Historians challenge depiction of LBJ in 'Selma'

Screenshot 2015-01-05 13.43.02


(Photo Credit:  Atsushi Nishijima – © 2014 Paramount Pictures. All Rights Reserved.)

As the accolades continue to roll in for Ava DuVernay’s Selma, some historians are taking exception to the buzzworthy film’s depiction of President Lyndon B. Johnson.


In a recent New York Times article, author Diane McWhorter (Carry Me Home: Birmingham, Alabama: The Climactic Battle of the Civil Rights Revolution) says DuVernay got Johnson’s stance on the Selma protests wrong.

“Everybody has to take license in movies like this, and it can be hard for nitpickers like me to suspend nitpicking,” McWhorter wrote in the article. “But with the portrayal of L.B.J., I kept thinking, ‘Not only is this not true, it’s the opposite of the truth.’ ”

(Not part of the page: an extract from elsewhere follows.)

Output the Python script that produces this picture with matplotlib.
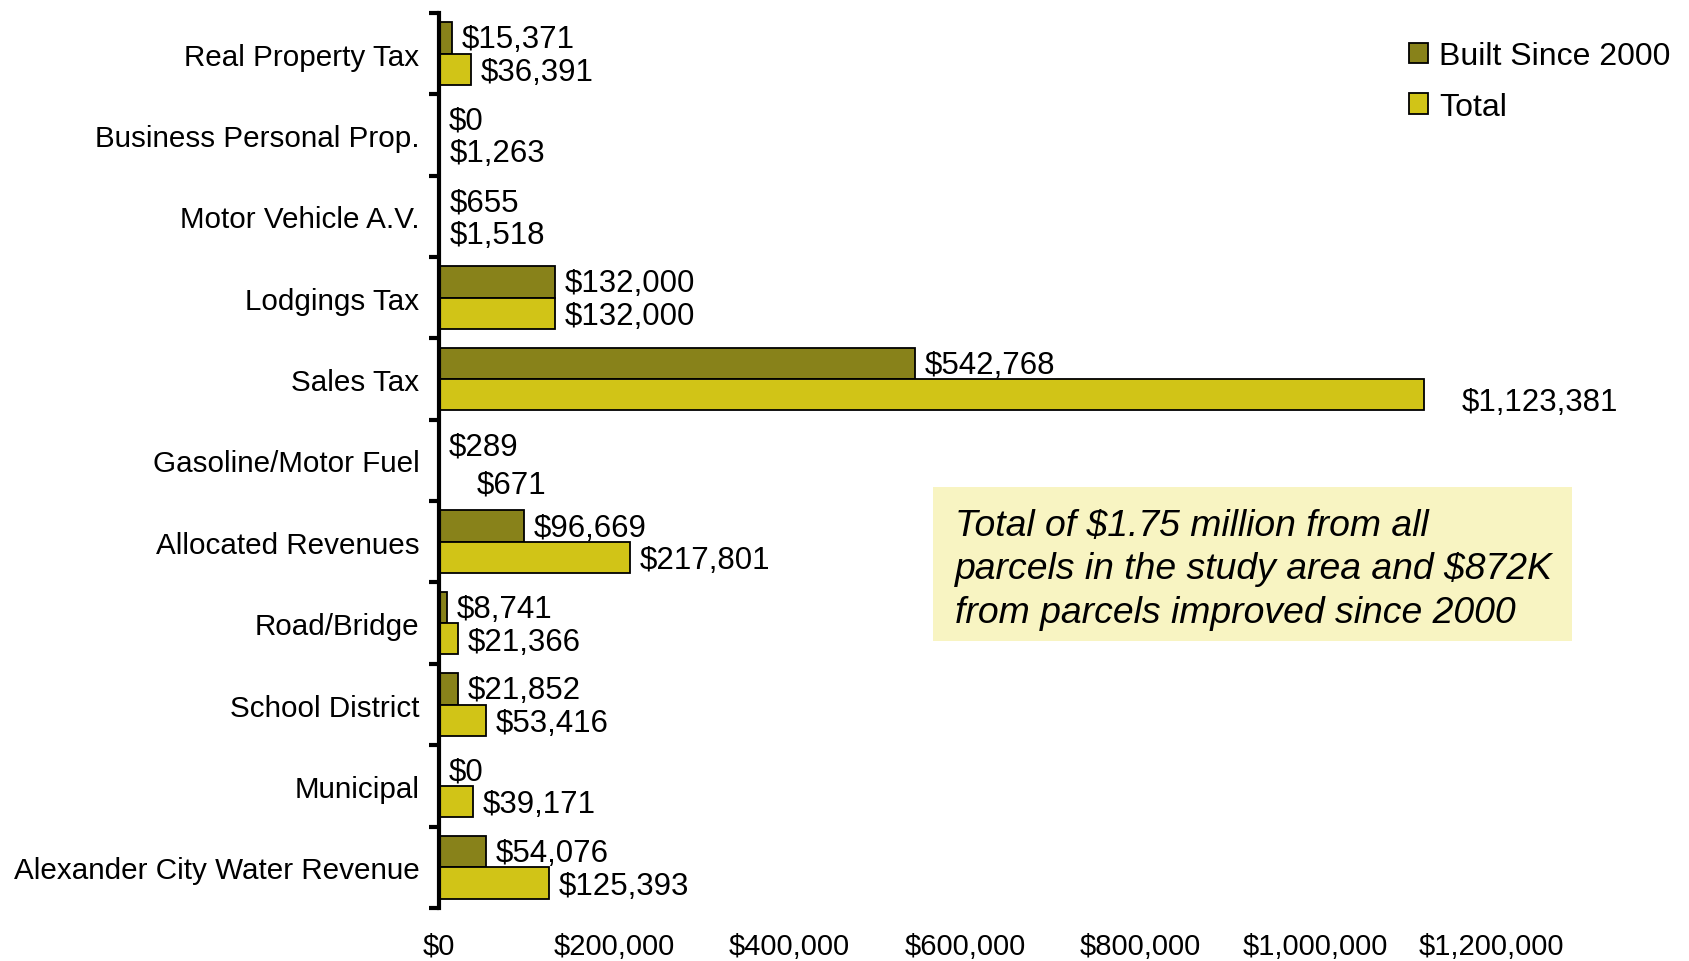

A former aide to President Johnson told The Washington Post that unlike what was presented in the film, Johnson considered Dr. King an ally, and it was Johnson who conceived the idea of marching in Selma.

“Selma was LBJ’s idea,” said Joseph Califano, former Johnson domestic policy aide. “He considered the Voting Rights Act his greatest legislative achievement, he viewed King as an essential partner in getting it enacted — and he didn’t use the FBI to disparage him.”

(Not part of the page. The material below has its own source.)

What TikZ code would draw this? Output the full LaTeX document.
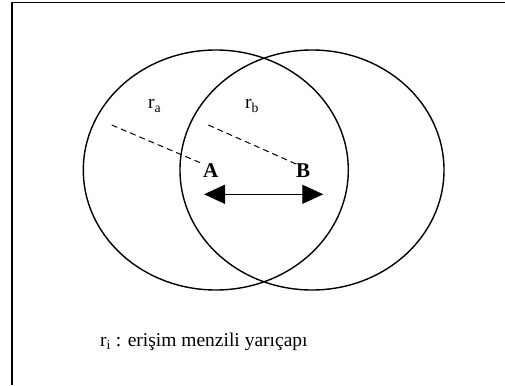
\documentclass[tikz,border=0pt]{standalone}
\usepackage{fontspec}
\setmainfont{Liberation Serif}
\usetikzlibrary{arrows.meta, positioning}

\begin{document}
\begin{tikzpicture}[x=1pt, y=-1pt,
    coverage/.style={line width=1.4pt},
    radiusline/.style={dashed, line width=1pt, dash pattern=on 6pt off 4pt},
    rtext/.style={inner sep=0pt, font=\fontsize{19.5}{23}\selectfont},
    station/.style={inner sep=0pt, font=\fontsize{21}{25}\selectfont\bfseries},
    span/.style={line width=1.3pt, {Triangle[length=21pt, width=19pt]}-{Triangle[length=21pt, width=19pt]}}]
\useasboundingbox (0,0) rectangle (505,385);
\draw[line width=1.6pt] (12,385) -- (12,2.5) -- (505,2.5);

% coverage areas of the two stations
\coordinate (ca) at (215.8,170);
\coordinate (cb) at (312,170);
\draw[coverage] (ca) ellipse [x radius=132.5, y radius=120];
\draw[coverage] (cb) ellipse [x radius=132, y radius=120];

\node[station] (A) at (210.7,171) {A};
\node[station] (B) at (303,171) {B};
\node[rtext, anchor=base west] (ra) at (148,109) {r\textsubscript{a}};
\node[rtext, anchor=base west] (rb) at (245,109) {r\textsubscript{b}};

\coordinate (ea) at (111.7,125);
\coordinate (eb) at (208.3,125);
\draw[radiusline] (ea) -- (A.north west);
\draw[radiusline] (eb) -- (B.north west);

\coordinate (pa) at (204,194.3);
\coordinate (pb) at (323.3,194.3);
\draw[span] (pa) -- (pb);

\node[rtext, anchor=base west] (note) at (100,346.7) {r\textsubscript{i} : erişim menzili yarıçapı};
\end{tikzpicture}
\end{document}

Califano says there’s a transcript of a phone call between King and Johnson in which the president suggests strategies to be used to drum up support among whites for the voting rights bill by looking for “the worst condition that you run into” in the South. Johnson is said to have wanted images of “racial brutality” to send to media outlets, but the film credits the idea to Dr. King. Califano also asserts that Johnson had nothing to do with J. Edgar Hoover’s FBI witchhunt of King.

Civil rights leader and former NAACP Chairman Julian Bond, who has given overall praise for the movie, also noted some inaccuracies in President Johnson’s portrayal.

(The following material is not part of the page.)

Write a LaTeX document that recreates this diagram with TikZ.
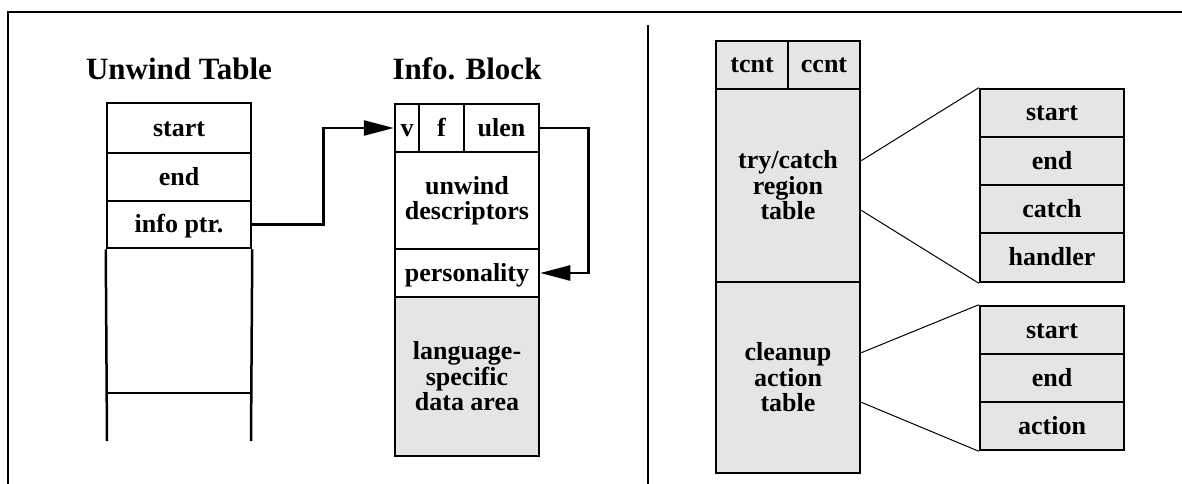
\documentclass[tikz,border=0pt]{standalone}
\usepackage{fontspec}
\setmainfont{Liberation Serif}
\usetikzlibrary{arrows.meta,calc}
\definecolor{cellgray}{HTML}{E5E5E5}
\tikzset{
  cell/.style={draw, line width=2.5pt, inner sep=0pt, align=center,
    font=\bfseries\fontsize{26}{25.5}\selectfont, minimum width=144pt},
  graycell/.style={cell, fill=cellgray},
  oneline/.style={text height=18pt, text depth=2pt},
  title/.style={font=\bfseries\fontsize{31}{34}\selectfont, anchor=base, inner sep=0pt},
  ptr/.style={line width=2.5pt, -{Triangle[length=30pt,width=15pt]}},
  thin/.style={line width=1pt},
  frame/.style={line width=2.8pt},
  openline/.style={line width=2.5pt}
}
\begin{document}
\begin{tikzpicture}[x=1pt,y=-1pt]
\useasboundingbox (0,0) rectangle (1182,484);
% frame and divider
\draw[frame] (8,484) -- (8,12) -- (1182,12);
\draw[frame] (648,25) -- (648,484);
% titles
\node[title] (t1) at (179,80) {Unwind Table};
\node[title] (t2) at (467,80) {Info. Block};
% unwind table
\node[cell, oneline, minimum height=50pt] (ustart) at (179,128) {start};
\node[cell, oneline, minimum height=48pt] (uend) at (179,177) {end};
\node[cell, oneline, minimum height=47pt] (uinfo) at (179,224.5) {info ptr.};
\draw[openline] (107,441) -- (uinfo.south west);
\draw[openline] (251,441) -- (uinfo.south east);
\draw[openline] (107,393) -- (251,393);
% info block
\node[cell, oneline, minimum width=24pt, minimum height=48pt] (v) at (407,128) {v};
\node[cell, oneline, minimum width=45pt, minimum height=48pt] (f) at (441.5,128) {f};
\node[cell, oneline, minimum width=75pt, minimum height=48pt] (ulen) at (501.5,128) {ulen};
\node[cell, minimum height=97pt] (udesc) at (467,200.5) {unwind\\descriptors};
\node[cell, oneline, minimum height=48pt] (pers) at (467,273) {personality};
\node[graycell, minimum height=159pt] (lsda) at (467,376.5) {language-\\specific\\data area};
% arrows
\draw[ptr] (uinfo.east) -- ++(71,0) |- (v.west);
\draw[ptr] (ulen.east) -- ++(48,0) |- (pers.east);
% right side
\node[graycell, oneline, minimum width=72pt, minimum height=48pt] (tcnt) at (752,65) {tcnt};
\node[graycell, oneline, minimum width=72pt, minimum height=48pt] (ccnt) at (824,65) {ccnt};
\node[graycell, minimum height=193pt] (try) at (788,185.5) {try/catch\\region\\table};
\node[graycell, minimum height=191pt] (clean) at (788,377.5) {cleanup\\action\\table};
% try/catch entry
\node[graycell, oneline, minimum height=48pt] (rstart) at (1052,113) {start};
\node[graycell, oneline, minimum height=48pt] (rend) at (1052,161) {end};
\node[graycell, oneline, minimum height=48pt] (rcatch) at (1052,209) {catch};
\node[graycell, oneline, minimum height=49pt] (rhand) at (1052,257.5) {handler};
% cleanup entry
\node[graycell, oneline, minimum height=48pt] (cstart) at (1052,330) {start};
\node[graycell, oneline, minimum height=48pt] (cend) at (1052,378) {end};
\node[graycell, oneline, minimum height=48pt] (cact) at (1052,426) {action};
% expansion lines
\draw[thin] ($(try.north east)!0.373!(try.south east)$) -- (rstart.north west);
\draw[thin] ($(try.north east)!0.627!(try.south east)$) -- (rhand.south west);
\draw[thin] ($(clean.north east)!0.372!(clean.south east)$) -- (cstart.north west);
\draw[thin] ($(clean.north east)!0.628!(clean.south east)$) -- (cact.south west);
\end{tikzpicture}
\end{document}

“He did support King’s fight for voting rights. He probably is the best civil rights president America has ever had. The best. Absolute best,” Bond told CBS news. “I think the movie people wanted Dr. King to have an antagonist. Why not have it be LBJ?”

DuVernay discussed the controversy on Twitter, writing in part that the “notion that Selma was LBJ’s idea is jaw dropping and offensive” to Blacks and all involved with the Civil Rights Movement.

Selma opens in theaters nationwide on Friday, Jan. 9.